Foley’s plan goes one step beyond burial. She’s going to have a tree planted over each grave. Before passing on, people (or their survivors) can choose an appropriat­e tree. Maybe an oak to symbolize strength or a maple for elegance, or a monumental sycamore, perhaps a weeping willow.

(Sorry. No palms for snowbirds coming home to roost. It has to be a species native to Connecticu­t.)

Whatever the tree, it will inevitably take up the nutrients of the person buried below. Death becomes life. The deceased rise up as a tree, and loved ones can see that living thing, gather in the shade of it, touch it, maybe take home an acorn or a leaf.

Little by little, the cemetery becomes a forest — a place of life that sustains itself with little or no maintenanc­e.
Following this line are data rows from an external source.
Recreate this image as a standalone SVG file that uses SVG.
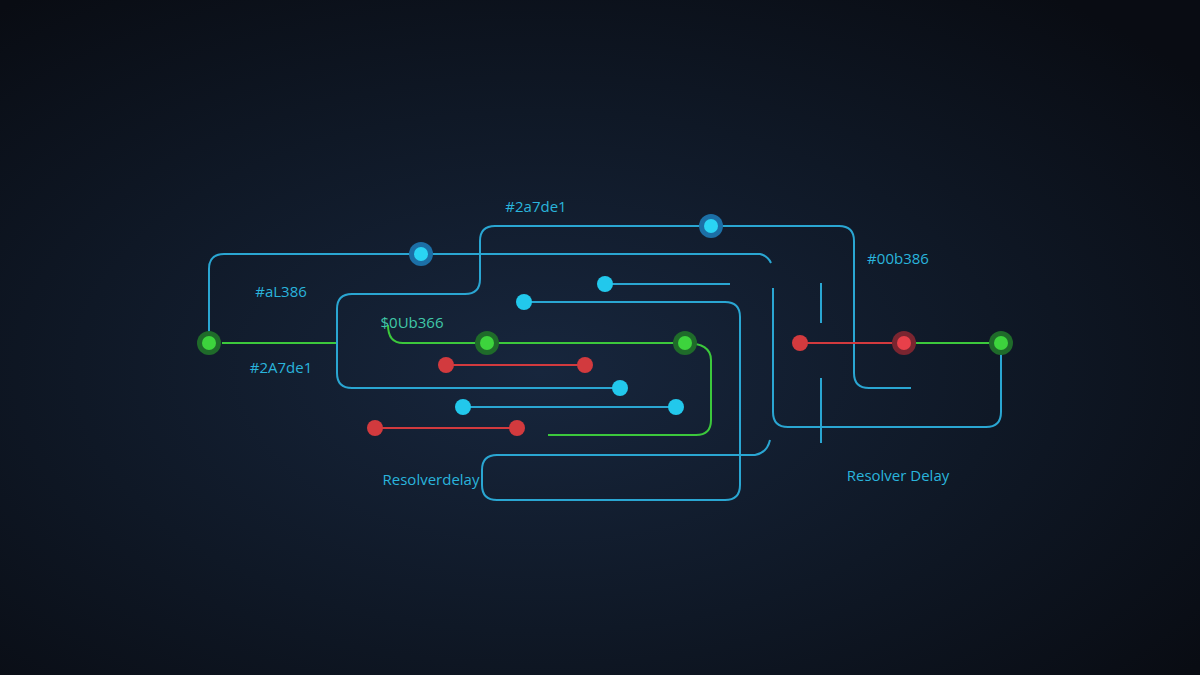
<svg xmlns="http://www.w3.org/2000/svg" width="1200" height="675" viewBox="0 0 1200 675">
<defs>
<radialGradient id="bg" cx="0.45" cy="0.55" r="0.7">
<stop offset="0" stop-color="#17263d"/><stop offset="0.55" stop-color="#0f1826"/><stop offset="1" stop-color="#090c13"/>
</radialGradient>
</defs>
<style>
.c{fill:none;stroke:#2aa6d2;stroke-width:2}
.g{fill:none;stroke:#3cc83c;stroke-width:2}
.r{fill:none;stroke:#d23a3e;stroke-width:2}
.t{font-family:"Open Sans",sans-serif;font-size:15px;fill:#2ab4dc;text-anchor:middle}
</style>
<rect width="1200" height="675" fill="url(#bg)"/>
<g id="connectors">
<path class="c" d="M209 343 V269 Q209 254 224 254 H760 Q768 256 771 263"/>
<path class="g" d="M222 343 H337"/>
<path class="c" d="M620 388 H352 Q337 388 337 373 V309 Q337 294 352 294 H465 Q480 294 480 279 V241 Q480 226 495 226 H839 Q854 226 854 241 V373 Q854 388 869 388 H911"/>
<path class="c" d="M605 284 H730"/>
<path class="c" d="M524 302 H725 Q740 302 740 317 V485 Q740 500 725 500 H497 Q482 500 482 485 V470 Q482 455 497 455 H755 Q767 453 770 440"/>
<path class="g" d="M388 325 Q388 343 403 343 H685 Q711 343 711 360 V420 Q711 435 696 435 H548"/>
<path class="r" d="M446 365 H585"/>
<path class="c" d="M463 407 H676"/>
<path class="r" d="M375 428 H517"/>
<path class="c" d="M773 288 V412 Q773 427 788 427 H986 Q1001 427 1001 412 V343"/>
<path class="c" d="M821 283 V323 M821 378 V443"/>
<path class="r" d="M800 343 H904"/>
<path class="g" d="M904 343 H1001"/>
</g>
<g id="n-green1"><circle cx="209" cy="343" r="12" fill="#1f6b2a"/><circle cx="209" cy="343" r="7" fill="#3dd43d"/></g>
<g id="n-blue-top1"><circle cx="421" cy="254" r="12" fill="#1c6fa6"/><circle cx="421" cy="254" r="7" fill="#2ad4f4"/></g>
<g id="n-blue-top2"><circle cx="711" cy="226" r="12" fill="#1c6fa6"/><circle cx="711" cy="226" r="7" fill="#2ad4f4"/></g>
<g id="n-blue3"><circle cx="605" cy="284" r="8" fill="#22c8ec"/></g>
<g id="n-blue4"><circle cx="524" cy="302" r="8" fill="#22c8ec"/></g>
<g id="n-green2"><circle cx="487" cy="343" r="12" fill="#1f6b2a"/><circle cx="487" cy="343" r="7" fill="#3dd43d"/></g>
<g id="n-green3"><circle cx="685" cy="343" r="12" fill="#1f6b2a"/><circle cx="685" cy="343" r="7" fill="#3dd43d"/></g>
<g id="n-red1"><circle cx="446" cy="365" r="8" fill="#d23a3e"/></g>
<g id="n-red2"><circle cx="585" cy="365" r="8" fill="#d23a3e"/></g>
<g id="n-blue5"><circle cx="620" cy="388" r="8" fill="#22c8ec"/></g>
<g id="n-blue6"><circle cx="463" cy="407" r="8" fill="#22c8ec"/></g>
<g id="n-blue7"><circle cx="676" cy="407" r="8" fill="#22c8ec"/></g>
<g id="n-red3"><circle cx="375" cy="428" r="8" fill="#d23a3e"/></g>
<g id="n-red4"><circle cx="517" cy="428" r="8" fill="#d23a3e"/></g>
<g id="n-red5"><circle cx="800" cy="343" r="8" fill="#d23a3e"/></g>
<g id="n-red6"><circle cx="904" cy="343" r="12" fill="#7a2530"/><circle cx="904" cy="343" r="7" fill="#e8404a"/></g>
<g id="n-green4"><circle cx="1001" cy="343" r="12" fill="#1f6b2a"/><circle cx="1001" cy="343" r="7" fill="#3dd43d"/></g>
<g id="labels">
<text class="t" x="536" y="212">#2a7de1</text>
<text class="t" x="281" y="297">#aL386</text>
<text class="t" x="281" y="373">#2A7de1</text>
<text class="t" x="412" y="328" style="fill:#40c8a8">$0Ub366</text>
<text class="t" x="898" y="264">#00b386</text>
<text class="t" x="898" y="481">Resolver Delay</text>
<text class="t" x="431" y="485">Resolverdelay</text>
</g>
</svg>
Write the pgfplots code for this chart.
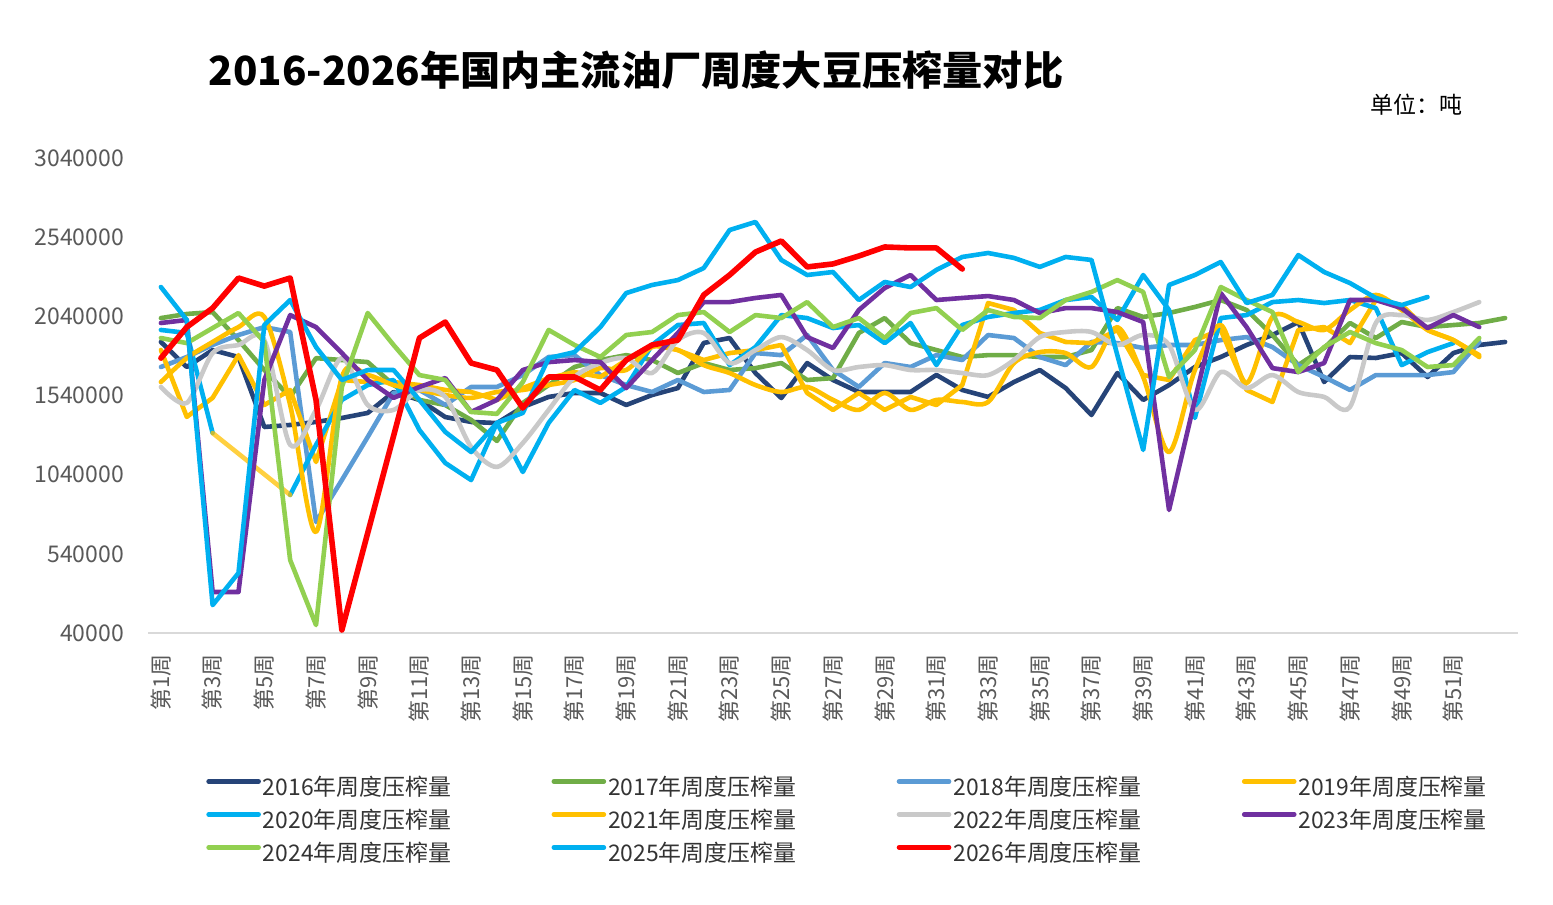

To those of environmen­tal consciousn­ess, a forest of trees, wildflower­s, birds, butterflie­s and other creatures is far more beautiful than a lawn that needs to be mowed and weed-whacked in perpetuity.

Foley says CGBG is finding no shortage of people wishing to be buried this way. What the organizati­on needs is some land. Her desire is to find the right place somewhere in Connecticu­t. Why here? Because environmen­tally, it’s a way to preserve land and nature. Economical­ly, it’s a source of employment as visitors come from far and wide for a decent burial. Historical­ly, it’s the way we used to bury people … and the way we someday will.

Green burials are the only decent way to go. And green burial grounds are ideal for Connecticu­t. We have the land. We appreciate nature. We appreciate peace. And frankly, we could use the business. We can only hope we have a green burial ground here, close to home … before it’s too late.